#### Supplied data
----------
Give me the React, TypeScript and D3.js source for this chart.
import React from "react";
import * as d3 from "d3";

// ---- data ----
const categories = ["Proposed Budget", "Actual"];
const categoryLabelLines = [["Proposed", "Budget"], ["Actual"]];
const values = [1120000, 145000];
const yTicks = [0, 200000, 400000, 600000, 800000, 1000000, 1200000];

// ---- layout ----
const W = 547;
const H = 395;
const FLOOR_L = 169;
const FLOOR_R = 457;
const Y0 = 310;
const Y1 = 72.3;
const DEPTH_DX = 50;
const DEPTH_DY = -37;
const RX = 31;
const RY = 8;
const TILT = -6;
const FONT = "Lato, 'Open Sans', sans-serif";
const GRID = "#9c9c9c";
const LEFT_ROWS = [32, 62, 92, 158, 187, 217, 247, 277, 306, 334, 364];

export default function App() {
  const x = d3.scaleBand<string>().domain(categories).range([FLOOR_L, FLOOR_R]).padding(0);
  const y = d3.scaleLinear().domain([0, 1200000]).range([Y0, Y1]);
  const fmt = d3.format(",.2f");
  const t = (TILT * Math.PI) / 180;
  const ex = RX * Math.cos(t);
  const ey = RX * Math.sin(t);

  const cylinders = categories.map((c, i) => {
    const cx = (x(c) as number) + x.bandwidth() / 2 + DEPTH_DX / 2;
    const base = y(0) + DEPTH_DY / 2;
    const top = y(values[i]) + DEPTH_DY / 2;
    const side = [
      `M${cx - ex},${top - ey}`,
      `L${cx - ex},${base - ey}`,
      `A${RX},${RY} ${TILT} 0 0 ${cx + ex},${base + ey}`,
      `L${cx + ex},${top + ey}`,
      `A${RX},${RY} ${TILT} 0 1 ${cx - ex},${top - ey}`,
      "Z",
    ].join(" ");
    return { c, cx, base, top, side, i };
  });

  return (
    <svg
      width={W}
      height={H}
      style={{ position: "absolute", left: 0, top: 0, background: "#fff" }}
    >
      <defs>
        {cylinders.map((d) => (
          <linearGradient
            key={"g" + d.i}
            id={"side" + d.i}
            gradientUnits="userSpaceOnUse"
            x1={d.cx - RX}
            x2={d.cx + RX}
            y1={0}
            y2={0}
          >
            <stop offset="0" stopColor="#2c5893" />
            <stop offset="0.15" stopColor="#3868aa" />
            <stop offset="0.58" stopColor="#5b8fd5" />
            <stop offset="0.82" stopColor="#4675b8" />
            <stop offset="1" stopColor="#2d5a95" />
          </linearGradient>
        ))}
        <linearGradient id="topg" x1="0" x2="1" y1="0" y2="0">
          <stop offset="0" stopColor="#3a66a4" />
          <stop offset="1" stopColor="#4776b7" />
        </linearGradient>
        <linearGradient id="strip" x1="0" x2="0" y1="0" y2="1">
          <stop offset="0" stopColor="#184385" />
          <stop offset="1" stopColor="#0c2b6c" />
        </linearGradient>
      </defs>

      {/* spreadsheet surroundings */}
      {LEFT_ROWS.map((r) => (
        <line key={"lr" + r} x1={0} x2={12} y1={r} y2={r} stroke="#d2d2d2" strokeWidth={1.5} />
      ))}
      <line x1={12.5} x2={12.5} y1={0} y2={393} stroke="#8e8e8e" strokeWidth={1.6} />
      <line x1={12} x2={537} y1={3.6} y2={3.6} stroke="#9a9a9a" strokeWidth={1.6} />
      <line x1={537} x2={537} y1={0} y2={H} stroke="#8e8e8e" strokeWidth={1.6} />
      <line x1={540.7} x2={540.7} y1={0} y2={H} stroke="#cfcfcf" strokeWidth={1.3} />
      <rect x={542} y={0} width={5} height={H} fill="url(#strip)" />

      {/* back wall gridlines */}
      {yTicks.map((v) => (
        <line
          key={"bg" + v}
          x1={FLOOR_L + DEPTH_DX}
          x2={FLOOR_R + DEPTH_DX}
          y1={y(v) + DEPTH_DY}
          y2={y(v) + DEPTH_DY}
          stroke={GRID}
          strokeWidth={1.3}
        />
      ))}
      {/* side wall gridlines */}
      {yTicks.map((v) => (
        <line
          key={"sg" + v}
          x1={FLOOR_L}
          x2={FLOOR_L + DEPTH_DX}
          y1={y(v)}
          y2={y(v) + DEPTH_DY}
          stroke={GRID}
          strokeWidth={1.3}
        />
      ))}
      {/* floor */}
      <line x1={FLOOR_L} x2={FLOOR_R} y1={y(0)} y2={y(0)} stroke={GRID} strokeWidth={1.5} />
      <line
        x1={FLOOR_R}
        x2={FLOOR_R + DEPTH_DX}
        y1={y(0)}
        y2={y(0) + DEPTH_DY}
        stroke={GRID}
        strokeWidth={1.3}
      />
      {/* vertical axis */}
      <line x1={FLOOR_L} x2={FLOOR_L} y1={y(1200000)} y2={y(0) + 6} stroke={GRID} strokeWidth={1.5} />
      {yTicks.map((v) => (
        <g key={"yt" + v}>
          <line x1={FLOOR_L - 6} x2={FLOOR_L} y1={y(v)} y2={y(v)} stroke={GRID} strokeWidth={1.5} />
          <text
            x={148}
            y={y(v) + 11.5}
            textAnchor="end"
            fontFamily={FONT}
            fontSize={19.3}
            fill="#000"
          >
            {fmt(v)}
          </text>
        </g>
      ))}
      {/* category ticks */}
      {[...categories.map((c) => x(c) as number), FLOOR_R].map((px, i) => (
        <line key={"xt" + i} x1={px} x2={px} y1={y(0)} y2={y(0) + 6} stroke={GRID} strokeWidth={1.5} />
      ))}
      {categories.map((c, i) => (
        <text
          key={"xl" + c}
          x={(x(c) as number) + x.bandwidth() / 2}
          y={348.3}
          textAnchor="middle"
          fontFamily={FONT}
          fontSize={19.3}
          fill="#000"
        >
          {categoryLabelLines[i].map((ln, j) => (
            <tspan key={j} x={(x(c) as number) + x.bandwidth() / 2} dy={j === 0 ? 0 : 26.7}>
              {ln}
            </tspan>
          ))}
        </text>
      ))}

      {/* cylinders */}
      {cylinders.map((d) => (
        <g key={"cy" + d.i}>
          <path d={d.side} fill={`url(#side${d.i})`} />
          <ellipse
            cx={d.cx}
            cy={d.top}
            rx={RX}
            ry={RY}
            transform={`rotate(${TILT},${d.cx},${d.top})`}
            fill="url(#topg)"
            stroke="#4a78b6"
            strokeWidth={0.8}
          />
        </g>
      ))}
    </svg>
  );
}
----------
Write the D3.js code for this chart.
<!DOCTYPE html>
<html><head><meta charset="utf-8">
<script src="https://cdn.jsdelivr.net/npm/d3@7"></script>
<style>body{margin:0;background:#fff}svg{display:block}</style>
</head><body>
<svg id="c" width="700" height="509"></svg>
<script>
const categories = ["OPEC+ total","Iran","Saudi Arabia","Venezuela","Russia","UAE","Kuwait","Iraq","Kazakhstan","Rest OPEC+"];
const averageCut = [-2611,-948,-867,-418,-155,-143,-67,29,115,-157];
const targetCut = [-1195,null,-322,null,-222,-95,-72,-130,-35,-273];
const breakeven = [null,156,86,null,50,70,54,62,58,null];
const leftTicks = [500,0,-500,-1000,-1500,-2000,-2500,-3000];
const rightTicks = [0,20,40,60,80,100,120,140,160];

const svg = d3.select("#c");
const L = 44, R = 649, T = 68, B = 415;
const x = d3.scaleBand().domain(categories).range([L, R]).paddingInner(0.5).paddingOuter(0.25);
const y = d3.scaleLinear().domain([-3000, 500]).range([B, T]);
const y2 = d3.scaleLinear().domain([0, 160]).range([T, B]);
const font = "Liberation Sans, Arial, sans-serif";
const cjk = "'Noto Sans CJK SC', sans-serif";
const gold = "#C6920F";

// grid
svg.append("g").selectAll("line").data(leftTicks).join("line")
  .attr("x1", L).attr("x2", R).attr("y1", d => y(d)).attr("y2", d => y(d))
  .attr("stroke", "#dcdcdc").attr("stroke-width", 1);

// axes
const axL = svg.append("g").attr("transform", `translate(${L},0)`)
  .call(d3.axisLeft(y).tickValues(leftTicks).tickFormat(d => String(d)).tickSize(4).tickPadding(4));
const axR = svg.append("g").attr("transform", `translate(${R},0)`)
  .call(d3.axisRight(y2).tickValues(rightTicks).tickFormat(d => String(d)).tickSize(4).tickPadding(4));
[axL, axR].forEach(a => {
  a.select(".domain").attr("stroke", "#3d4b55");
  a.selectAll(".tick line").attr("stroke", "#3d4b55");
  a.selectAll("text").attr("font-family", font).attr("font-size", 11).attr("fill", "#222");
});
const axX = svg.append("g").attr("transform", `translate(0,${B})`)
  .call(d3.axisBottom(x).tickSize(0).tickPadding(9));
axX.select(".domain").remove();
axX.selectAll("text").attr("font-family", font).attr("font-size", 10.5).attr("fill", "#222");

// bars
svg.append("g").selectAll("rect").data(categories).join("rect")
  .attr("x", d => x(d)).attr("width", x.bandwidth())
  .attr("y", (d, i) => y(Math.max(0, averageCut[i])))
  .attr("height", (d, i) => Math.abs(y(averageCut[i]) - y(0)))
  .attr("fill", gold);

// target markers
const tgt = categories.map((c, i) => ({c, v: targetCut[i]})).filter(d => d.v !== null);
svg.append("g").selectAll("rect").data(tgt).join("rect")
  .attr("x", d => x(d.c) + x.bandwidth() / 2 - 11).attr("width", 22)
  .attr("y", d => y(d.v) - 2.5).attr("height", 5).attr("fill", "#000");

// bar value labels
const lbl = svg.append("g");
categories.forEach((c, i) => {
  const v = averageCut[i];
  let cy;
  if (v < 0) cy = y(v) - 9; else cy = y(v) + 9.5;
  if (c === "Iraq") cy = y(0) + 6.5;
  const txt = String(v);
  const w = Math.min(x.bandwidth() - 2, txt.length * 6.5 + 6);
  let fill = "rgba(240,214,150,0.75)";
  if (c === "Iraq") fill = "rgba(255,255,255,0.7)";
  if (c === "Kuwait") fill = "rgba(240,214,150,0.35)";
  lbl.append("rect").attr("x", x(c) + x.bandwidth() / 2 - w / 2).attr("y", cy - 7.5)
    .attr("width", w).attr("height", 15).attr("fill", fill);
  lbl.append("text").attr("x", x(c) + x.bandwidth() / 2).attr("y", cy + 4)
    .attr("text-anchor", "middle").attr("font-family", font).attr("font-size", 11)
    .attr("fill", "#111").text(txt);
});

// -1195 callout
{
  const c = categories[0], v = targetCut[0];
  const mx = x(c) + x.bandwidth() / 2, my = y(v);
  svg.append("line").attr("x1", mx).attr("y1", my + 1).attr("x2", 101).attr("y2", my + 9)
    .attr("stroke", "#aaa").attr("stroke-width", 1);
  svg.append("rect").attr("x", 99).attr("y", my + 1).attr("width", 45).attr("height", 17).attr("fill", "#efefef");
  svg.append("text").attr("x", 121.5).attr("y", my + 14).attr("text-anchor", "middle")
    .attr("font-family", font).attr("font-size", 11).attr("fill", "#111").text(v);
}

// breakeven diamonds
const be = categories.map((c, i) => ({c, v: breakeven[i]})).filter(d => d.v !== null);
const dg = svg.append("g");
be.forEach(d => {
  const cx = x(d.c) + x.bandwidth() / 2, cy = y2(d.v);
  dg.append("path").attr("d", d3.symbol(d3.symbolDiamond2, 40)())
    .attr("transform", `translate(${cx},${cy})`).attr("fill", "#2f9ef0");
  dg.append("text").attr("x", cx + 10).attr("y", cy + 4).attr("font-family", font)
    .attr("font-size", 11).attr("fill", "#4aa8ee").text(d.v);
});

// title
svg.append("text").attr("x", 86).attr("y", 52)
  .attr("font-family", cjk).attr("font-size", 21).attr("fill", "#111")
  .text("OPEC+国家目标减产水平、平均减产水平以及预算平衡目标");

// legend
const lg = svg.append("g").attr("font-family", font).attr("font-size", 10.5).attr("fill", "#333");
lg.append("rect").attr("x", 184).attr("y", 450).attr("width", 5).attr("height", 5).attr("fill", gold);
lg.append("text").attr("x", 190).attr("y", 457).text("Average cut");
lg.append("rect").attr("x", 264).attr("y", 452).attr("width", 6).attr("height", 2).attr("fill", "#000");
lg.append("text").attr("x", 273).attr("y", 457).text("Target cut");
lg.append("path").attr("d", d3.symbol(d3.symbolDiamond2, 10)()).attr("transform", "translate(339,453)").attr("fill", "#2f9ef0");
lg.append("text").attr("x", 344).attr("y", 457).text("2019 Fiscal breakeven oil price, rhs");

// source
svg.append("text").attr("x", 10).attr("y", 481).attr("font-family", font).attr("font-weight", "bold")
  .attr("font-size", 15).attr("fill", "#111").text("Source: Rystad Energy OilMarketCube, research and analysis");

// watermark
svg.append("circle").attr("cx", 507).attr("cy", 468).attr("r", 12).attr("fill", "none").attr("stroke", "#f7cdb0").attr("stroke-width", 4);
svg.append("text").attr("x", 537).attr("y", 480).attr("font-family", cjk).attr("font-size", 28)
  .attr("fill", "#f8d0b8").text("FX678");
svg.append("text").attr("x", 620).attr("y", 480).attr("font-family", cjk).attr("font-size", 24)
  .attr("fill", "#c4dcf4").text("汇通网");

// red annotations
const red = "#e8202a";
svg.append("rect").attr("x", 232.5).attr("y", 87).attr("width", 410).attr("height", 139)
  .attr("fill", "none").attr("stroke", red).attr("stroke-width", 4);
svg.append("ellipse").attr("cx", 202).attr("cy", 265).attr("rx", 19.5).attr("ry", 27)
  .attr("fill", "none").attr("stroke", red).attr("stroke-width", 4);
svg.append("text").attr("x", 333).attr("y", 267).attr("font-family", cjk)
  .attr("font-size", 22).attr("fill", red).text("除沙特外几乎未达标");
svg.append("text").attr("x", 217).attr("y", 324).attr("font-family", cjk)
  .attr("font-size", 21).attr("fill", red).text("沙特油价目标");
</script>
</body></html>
----------
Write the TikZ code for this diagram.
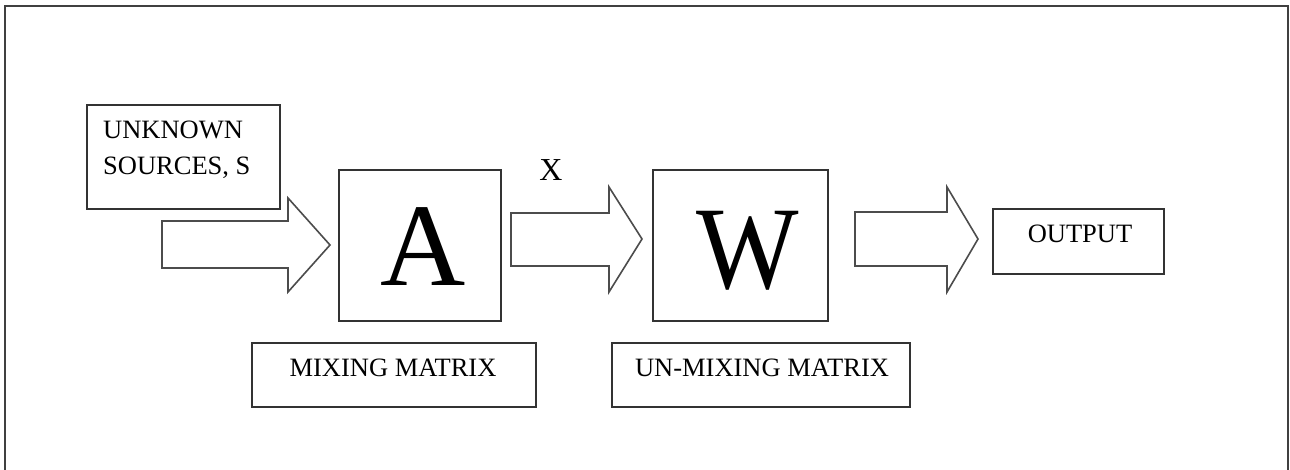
----------
#### Instructions to follow
Nothing but the lines from the line that contains "Write the D3.js code for this chart." through the line that contains "const rightTicks = [0,20,40,60,80,100,120,140,160];" should be given again, each exactly as it stands, both ends included.

#### Response
Write the D3.js code for this chart.
<!DOCTYPE html>
<html><head><meta charset="utf-8">
<script src="https://cdn.jsdelivr.net/npm/d3@7"></script>
<style>body{margin:0;background:#fff}svg{display:block}</style>
</head><body>
<svg id="c" width="700" height="509"></svg>
<script>
const categories = ["OPEC+ total","Iran","Saudi Arabia","Venezuela","Russia","UAE","Kuwait","Iraq","Kazakhstan","Rest OPEC+"];
const averageCut = [-2611,-948,-867,-418,-155,-143,-67,29,115,-157];
const targetCut = [-1195,null,-322,null,-222,-95,-72,-130,-35,-273];
const breakeven = [null,156,86,null,50,70,54,62,58,null];
const leftTicks = [500,0,-500,-1000,-1500,-2000,-2500,-3000];
const rightTicks = [0,20,40,60,80,100,120,140,160];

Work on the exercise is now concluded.